Shock Labyrinth 3-D Review
While Hollywood has been going crazy for the most advanced forms of 3-D it can find to add another dimension (and not to mention an inflated price) to moviegoers, it might come as a surprise that the first Japanese horror Shock Labyrinth is presented in the old red and blue style rather any kind of new age 3-D. Shot by Takashi Shimizu, the writer-director of Ju-On/The Grudge franchise, he presents his latest spooky project in 3-D which is never jaw-dropping but does up the tension at key moments.
Shimizu’s horror subject for Shock Labyrinth 3-D is based on the world’s largest walk-through ‘haunted house’ – The Haunted Hospital at the world famous Fuji-Q Highland theme park. A small group of children venture into the attraction out-of-hours but their innocent escapades take a sinister twist when one of them, Yuki, mysteriously disappears seemingly by being pulled down a corridor into the darkness. Here Shimizu provides an example of why he’s been held up as a horror master: the sight of Yuki being engulfed by the shadows is striking, and will creep you out everytime it is replayed in the film as the narrative switches between past and present.
Fast forwarding 10 years to the present, Yuki reappears and is reunited with her friends. But when she collapses the only place they can find suitable to treat her is at a hospital which looks eerily similar to The Haunted Hospital Yuki was first lost in. As events start to resemble that of the night Yuki first went missing, Shock Labyrinth comes into its own with disturbing images and images of the past merging with those of the present. Shock Labyrinth then offers up an unsettling battle for the teenagers to survive the hospital without the ghostly presences killing them which drives up the tension thanks to an equally unsettling soundtrack.

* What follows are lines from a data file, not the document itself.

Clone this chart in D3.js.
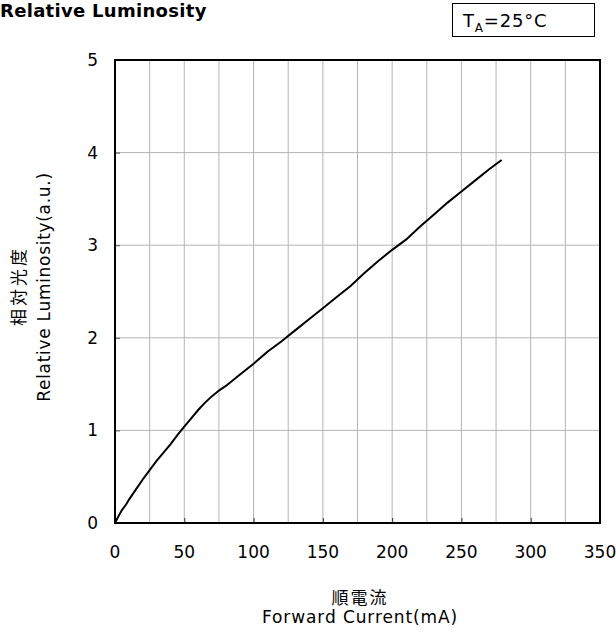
<!DOCTYPE html>
<html>
<head>
<meta charset="utf-8">
<script src="https://cdn.jsdelivr.net/npm/d3@7"></script>
<style>
  body { margin: 0; background: #fff; }
  svg { font-family: "DejaVu Sans", Verdana, sans-serif; }
</style>
</head>
<body>
<svg width="616" height="633"></svg>
<script>
// curve: forward current (mA) vs relative luminosity
let current = [0, 2, 5, 8, 10, 15, 20, 25, 30, 35, 40, 45, 50, 55, 60, 65, 70, 75, 80, 90, 100, 110, 120, 130, 140, 150, 160, 170, 180, 190, 200, 210, 220, 230, 240, 250, 260, 270, 279];
let luminosity = [0, 0.06, 0.14, 0.2, 0.25, 0.36, 0.47, 0.57, 0.67, 0.76, 0.85, 0.95, 1.04, 1.13, 1.22, 1.3, 1.37, 1.43, 1.48, 1.6, 1.72, 1.85, 1.96, 2.08, 2.2, 2.32, 2.44, 2.56, 2.7, 2.83, 2.95, 3.06, 3.2, 3.33, 3.46, 3.58, 3.7, 3.82, 3.92];
let xTicks = [0, 50, 100, 150, 200, 250, 300, 350];
let yTicks = [0, 1, 2, 3, 4, 5];

let svg = d3.select("svg");
let margin = { top: 60, right: 16, bottom: 110, left: 115 },
    width = 616 - margin.left - margin.right,
    height = 633 - margin.top - margin.bottom;

let x = d3.scaleLinear().domain([0, 350]).range([0, width]);
let y = d3.scaleLinear().domain([0, 5]).range([height, 0]);

let g = svg.append("g")
    .attr("transform", "translate(" + margin.left + "," + margin.top + ")");

// grid: vertical every 25 mA, horizontal every unit
g.selectAll(".vgrid")
    .data(d3.range(25, 350, 25))
    .enter().append("line")
    .attr("x1", d => x(d)).attr("x2", d => x(d))
    .attr("y1", 0).attr("y2", height)
    .attr("stroke", "#b4b4b4").attr("stroke-width", 1);

g.selectAll(".hgrid")
    .data(yTicks.slice(1, -1))
    .enter().append("line")
    .attr("x1", 0).attr("x2", width)
    .attr("y1", d => y(d)).attr("y2", d => y(d))
    .attr("stroke", "#b4b4b4").attr("stroke-width", 1);

// small inward ticks
g.append("g")
    .attr("transform", "translate(0," + height + ")")
    .call(d3.axisBottom(x).tickValues(xTicks).tickSize(-5).tickFormat(""))
    .call(a => a.select(".domain").remove())
    .selectAll("line").attr("stroke", "#333");

g.append("g")
    .call(d3.axisLeft(y).tickValues(yTicks).tickSize(-5).tickFormat(""))
    .call(a => a.select(".domain").remove())
    .selectAll("line").attr("stroke", "#555");

// tick labels
g.selectAll(".xl")
    .data(xTicks)
    .enter().append("text")
    .attr("x", d => x(d))
    .attr("y", height + 35)
    .attr("text-anchor", "middle")
    .style("font-size", "17px")
    .text(d => d);

g.selectAll(".yl")
    .data(yTicks)
    .enter().append("text")
    .attr("x", -17)
    .attr("y", d => y(d) + 6)
    .attr("text-anchor", "end")
    .style("font-size", "17px")
    .text(d => d);

// frame
g.append("rect")
    .attr("width", width).attr("height", height)
    .attr("fill", "none").attr("stroke", "#000").attr("stroke-width", 2);

// curve
let line = d3.line()
    .x((d, i) => x(current[i]))
    .y(d => y(d));

g.append("path")
    .datum(luminosity)
    .attr("d", line)
    .attr("fill", "none")
    .attr("stroke", "#000")
    .attr("stroke-width", 2);

// title
svg.append("text")
    .attr("x", 0).attr("y", 17)
    .style("font-size", "18px")
    .style("font-weight", "bold")
    .style("letter-spacing", "0.3px")
    .text("Relative Luminosity");

// condition box
svg.append("rect")
    .attr("x", 452.5).attr("y", 3.5)
    .attr("width", 142).attr("height", 33)
    .attr("fill", "none").attr("stroke", "#000").attr("stroke-width", 1);

let cond = svg.append("text")
    .attr("x", 463).attr("y", 27)
    .style("font-size", "18px")
    .style("letter-spacing", "0.8px");
cond.append("tspan").text("T");
cond.append("tspan").attr("dy", 5).style("font-size", "12px").text("A");
cond.append("tspan").attr("dy", -5).text("=25°C");

// axis titles
svg.append("text")
    .attr("transform", "translate(25,286) rotate(-90)")
    .attr("text-anchor", "middle")
    .style("font-size", "17px")
    .style("letter-spacing", "3px")
    .style("font-family", "'Noto Sans CJK JP', sans-serif")
    .text("相対光度");

svg.append("text")
    .attr("transform", "translate(50,287) rotate(-90)")
    .attr("text-anchor", "middle")
    .style("font-size", "17px")
    .style("letter-spacing", "0.7px")
    .text("Relative Luminosity(a.u.)");

svg.append("text")
    .attr("x", 360).attr("y", 604)
    .attr("text-anchor", "middle")
    .style("font-size", "17px")
    .style("letter-spacing", "2px")
    .style("font-family", "'Noto Sans CJK JP', sans-serif")
    .text("順電流");

svg.append("text")
    .attr("x", 360).attr("y", 623)
    .attr("text-anchor", "middle")
    .style("font-size", "17px")
    .style("letter-spacing", "0.9px")
    .text("Forward Current(mA)");
</script>
</body>
</html>
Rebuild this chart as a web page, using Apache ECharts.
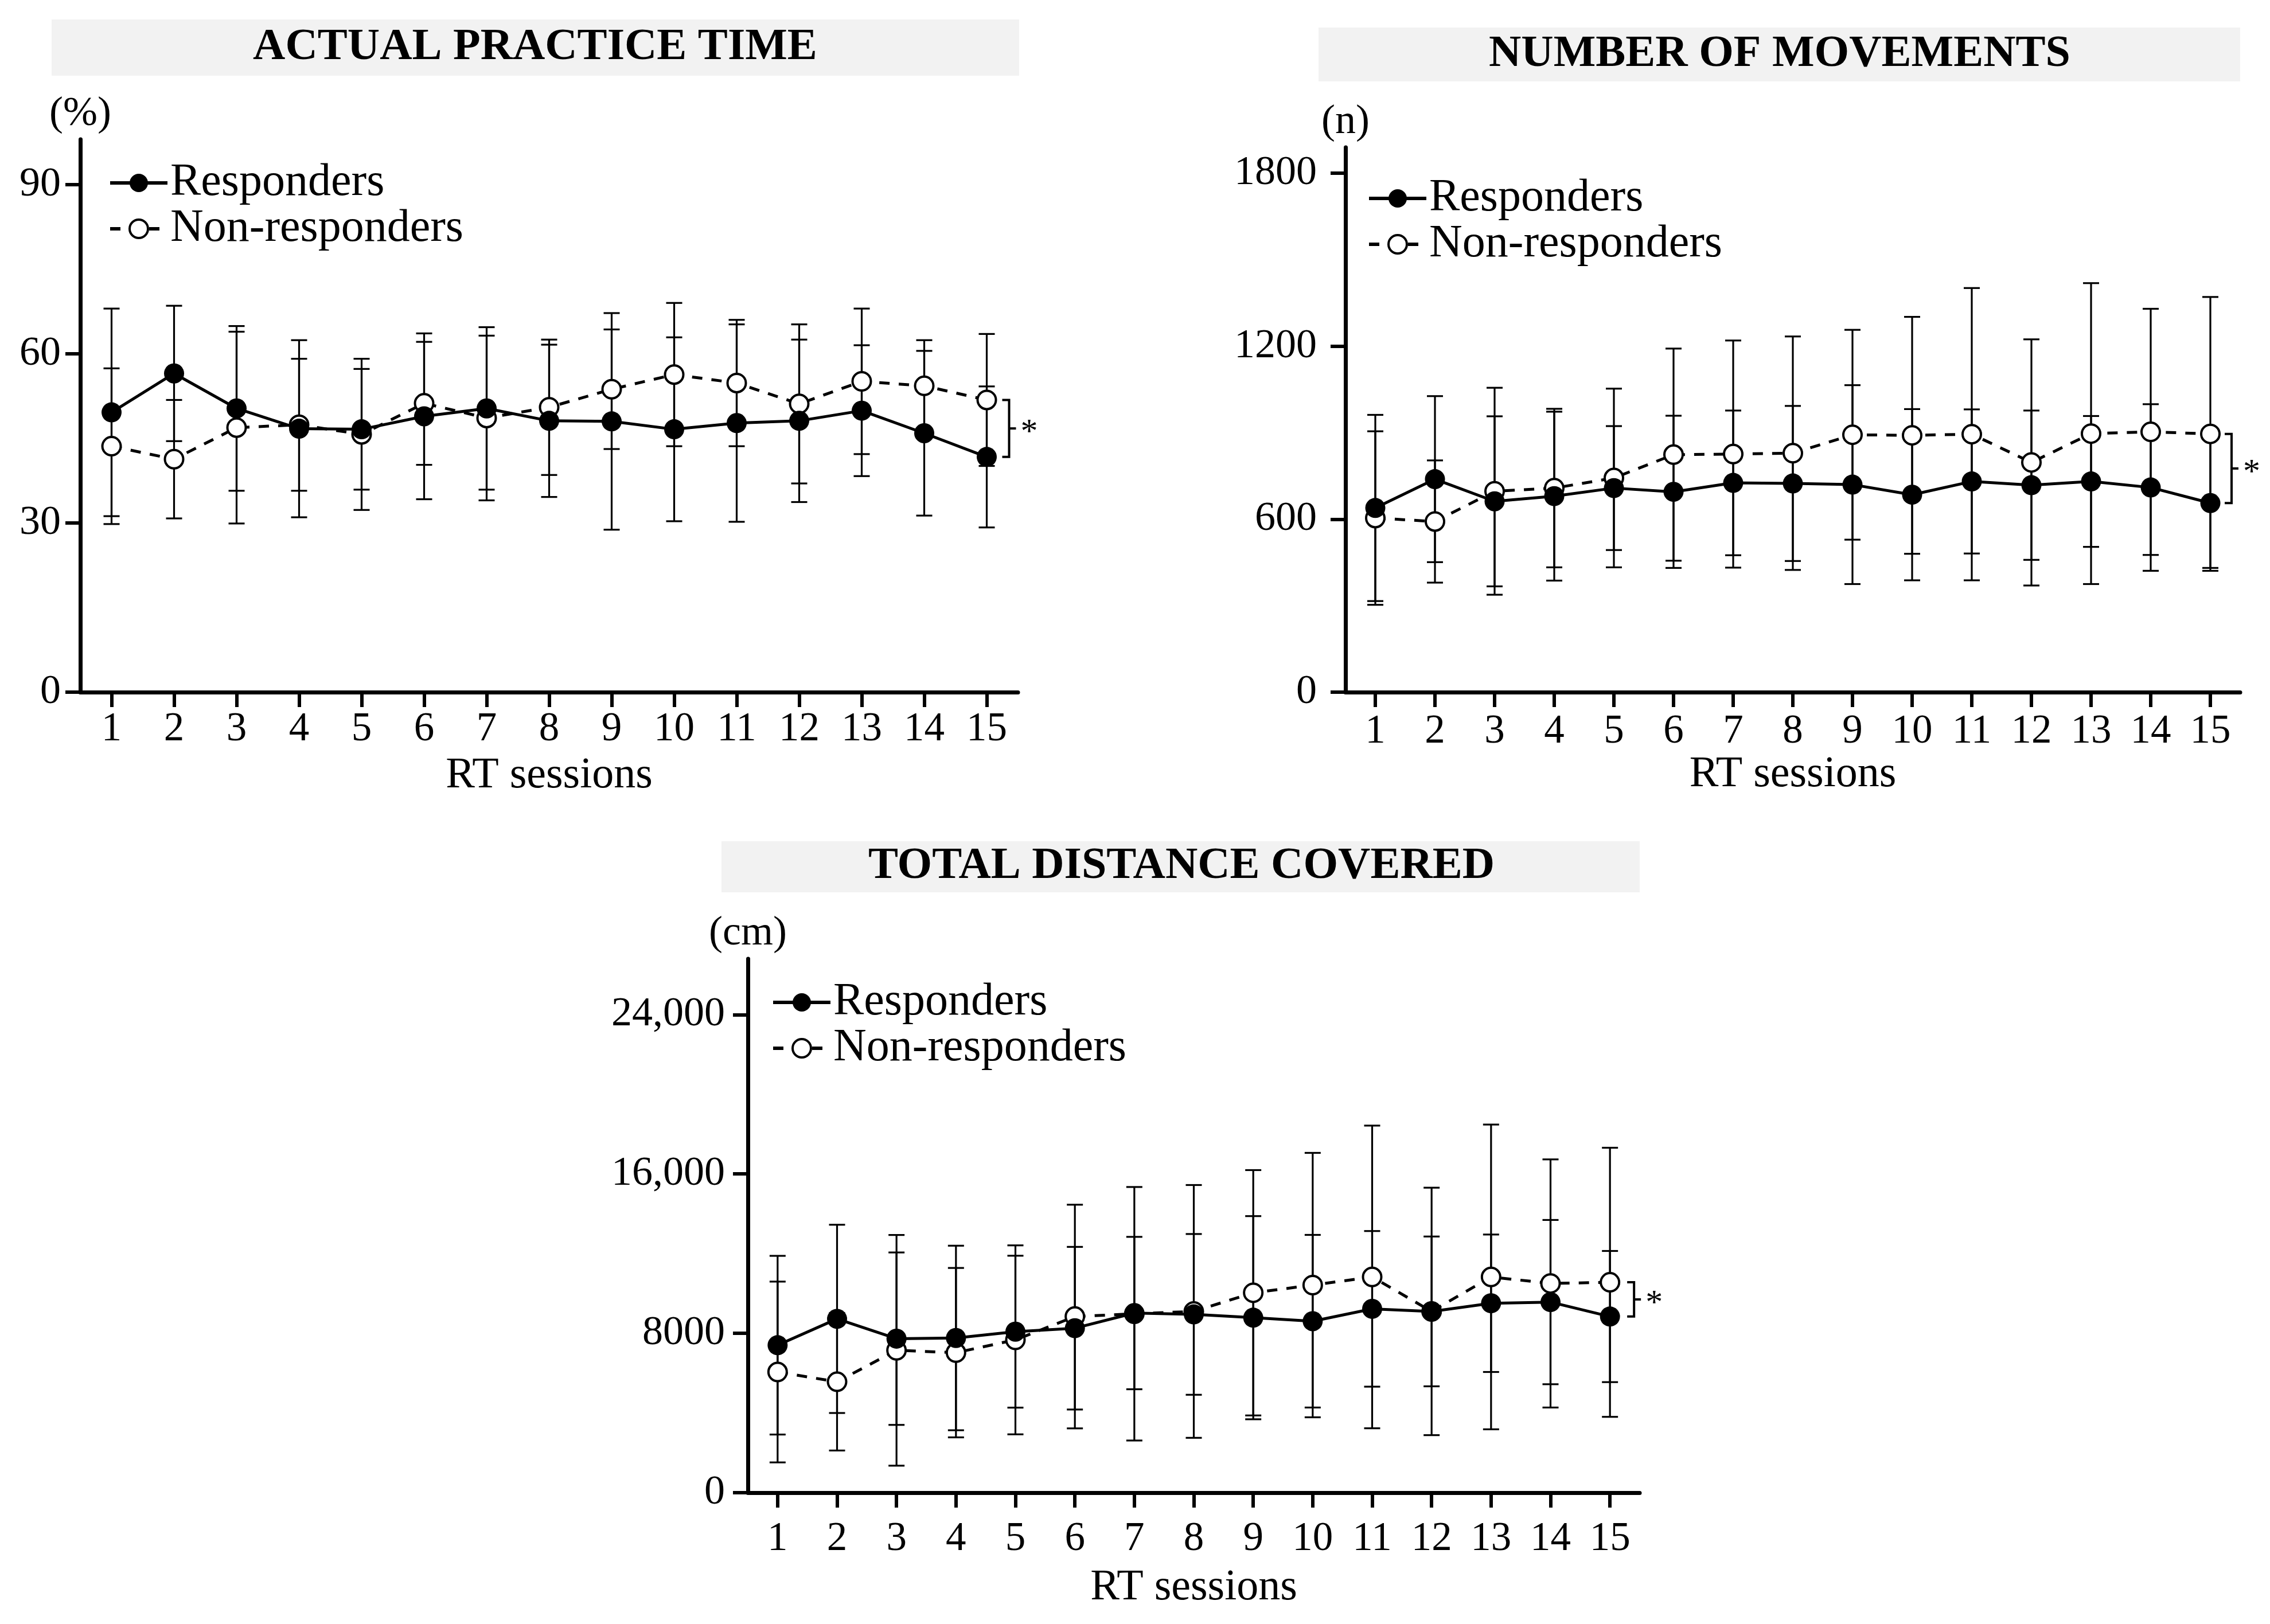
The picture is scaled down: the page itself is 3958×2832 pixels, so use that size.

The 3-D works in places – the falling of rain and fluff over the screen looks effective and adds depth to the picture, however there’s very little else to make use of the format, and the red and blue haze you’re forced to watch through is distracting. Thankfully the DVD comes with both 2-D and 3-D variants so you don’t have to watch the oddly-shaded version but it is worth a look. After that, still to the 2-D as it packs much more a haunting punch.